Building a first model

Now that our target variable is built, we need to create the complete train set that will store a list of features as well. The features are the variables we’ll use to try to predict churn.

Let’s create a new SQL recipe, with the train and events_complete datasets as inputs, and a new SQL dataset named train_enriched as output. The recipe is made of the following code:

SELECT train.*
    , nb_products_seen
    , nb_distinct_product
    , nb_dist_0 , nb_dist_1, nb_dist_2
    , amount_bought , nb_product_bought
    , active_time
FROM train
LEFT JOIN (
    -- generate features based on past data
    SELECT user_id
        , COUNT(product_id) AS nb_products_seen
        , COUNT(distinct product_id) AS nb_distinct_product
        , COUNT(distinct category_id_0) AS nb_dist_0
        , COUNT(distinct category_id_1) AS nb_dist_1
        , COUNT(distinct category_id_2) AS nb_dist_2
        , SUM(price::numeric * (event_type = 'buy_order')::int ) AS amount_bought
        , SUM((event_type = 'buy_order')::int ) AS nb_product_bought
        , EXTRACT(
           EPOCH FROM (
            TIMESTAMP '2014-08-01 00:00:00' - MIN(event_timestamp)
           )
          )/(3600*24)
              AS active_time
    FROM events_complete
    WHERE event_timestamp < TIMESTAMP '2014-08-01 00:00:00'
    GROUP BY user_id
    ) features ON train.user_id = features.user_id

This query adds several features to the train dataset (containing the target variable). An intuition is that the more a person is active, the less likely she is to churn.
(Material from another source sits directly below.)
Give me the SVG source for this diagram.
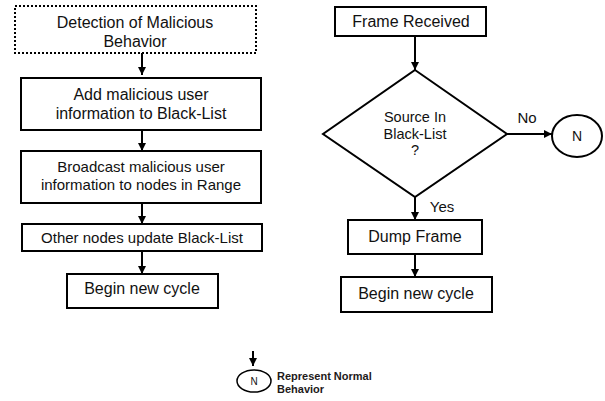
<svg xmlns="http://www.w3.org/2000/svg" width="605" height="401" viewBox="0 0 605 401">
<defs>
<marker id="ah" viewBox="0 0 10 10" refX="10" refY="5" markerWidth="4" markerHeight="4" markerUnits="strokeWidth" orient="auto">
<path d="M0,0 L10,5 L0,10 z" fill="#000"/>
</marker>
<style>
.box{fill:#fff;stroke:#000;stroke-width:2}
.dot{fill:#fff;stroke:#000;stroke-width:2;stroke-dasharray:2 2}
.t{font-family:"Liberation Sans",Arial,sans-serif;fill:#111;text-anchor:middle}
.c{stroke:#000;stroke-width:2;fill:none;marker-end:url(#ah)}
.leg{font-family:"Liberation Sans",Arial,sans-serif;font-weight:bold;font-size:11px;fill:#1e1a1a}
</style>
</defs>
<rect width="605" height="401" fill="#fff"/>
<g id="connectors">
<line class="c" x1="142" y1="53" x2="142" y2="75"/>
<line class="c" x1="142" y1="130" x2="142" y2="151"/>
<line class="c" x1="142" y1="203" x2="142" y2="224"/>
<line class="c" x1="142" y1="251" x2="142" y2="274"/>
<line class="c" x1="415" y1="36" x2="415" y2="70"/>
<line class="c" x1="507" y1="134" x2="552" y2="134"/>
<line class="c" x1="415" y1="197" x2="415" y2="220"/>
<line class="c" x1="415" y1="254" x2="415" y2="277"/>
<text class="t" x="527" y="123" font-size="15">No</text>
<text class="t" x="442" y="212" font-size="15">Yes</text>
</g>
<g id="detect">
<rect class="dot" x="15" y="6" width="241" height="47"/>
<text class="t" x="135" y="28" font-size="16">Detection of Malicious</text>
<text class="t" x="135" y="47" font-size="16">Behavior</text>
</g>
<g id="add">
<rect class="box" x="21" y="78" width="240" height="52"/>
<text class="t" x="141" y="100" font-size="16">Add malicious user</text>
<text class="t" x="141" y="119" font-size="16">information to Black-List</text>
</g>
<g id="broadcast">
<rect class="box" x="21" y="151" width="240" height="52"/>
<text class="t" x="141" y="172" font-size="15">Broadcast malicious user</text>
<text class="t" x="141" y="190" font-size="15">information to nodes in Range</text>
</g>
<g id="update">
<rect class="box" x="22" y="224" width="240" height="27"/>
<text class="t" x="142" y="243" font-size="15">Other nodes update Black-List</text>
</g>
<g id="begin1">
<rect class="box" x="67" y="274" width="151" height="34"/>
<text class="t" x="142" y="294" font-size="16">Begin new cycle</text>
</g>
<g id="frame">
<rect class="box" x="335" y="7" width="151" height="29"/>
<text class="t" x="411" y="27" font-size="16">Frame Received</text>
</g>
<g id="decision">
<polygon class="box" points="415,70 507,134 415,197 323,134"/>
<text class="t" x="415" y="122" font-size="14.5">Source In</text>
<text class="t" x="415" y="139" font-size="14.5">Black-List</text>
<text class="t" x="415" y="155" font-size="14.5">?</text>
</g>
<g id="normal">
<ellipse class="box" cx="577" cy="136" rx="25" ry="21"/>
<text class="t" x="577" y="141" font-size="14">N</text>
</g>
<g id="dump">
<rect class="box" x="348" y="220" width="134" height="34"/>
<text class="t" x="415" y="242" font-size="16">Dump Frame</text>
</g>
<g id="begin2">
<rect class="box" x="341" y="277" width="151" height="35"/>
<text class="t" x="416" y="299" font-size="16">Begin new cycle</text>
</g>
<g id="legend">
<line class="c" x1="253" y1="351" x2="253" y2="366"/>
<ellipse cx="254" cy="381" rx="17" ry="11" fill="#fff" stroke="#000" stroke-width="1.5"/>
<text class="t" x="254" y="385" font-size="10">N</text>
<text class="leg" x="277" y="380">Represent Normal</text>
<text class="leg" x="277" y="393">Behavior</text>
</g>
</svg>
We hence create the following features for each user:

  • total number of products seen or bought on website

  • number of distinct product seen or bought

  • number of distinct categories (to have an idea of the diversity of purchases of a user)

  • total number of products bought

  • and total amount spent

Once this first limited set of features is created, our training set is ready. As in the Machine Learning Basics course, create a baseline model to predict the target:

"Screenshot of two trained models: Random Forest and Logistic Regression ROC AUC 0.816"

This AUC scores are not that bad for a first model. Let’s deploy it.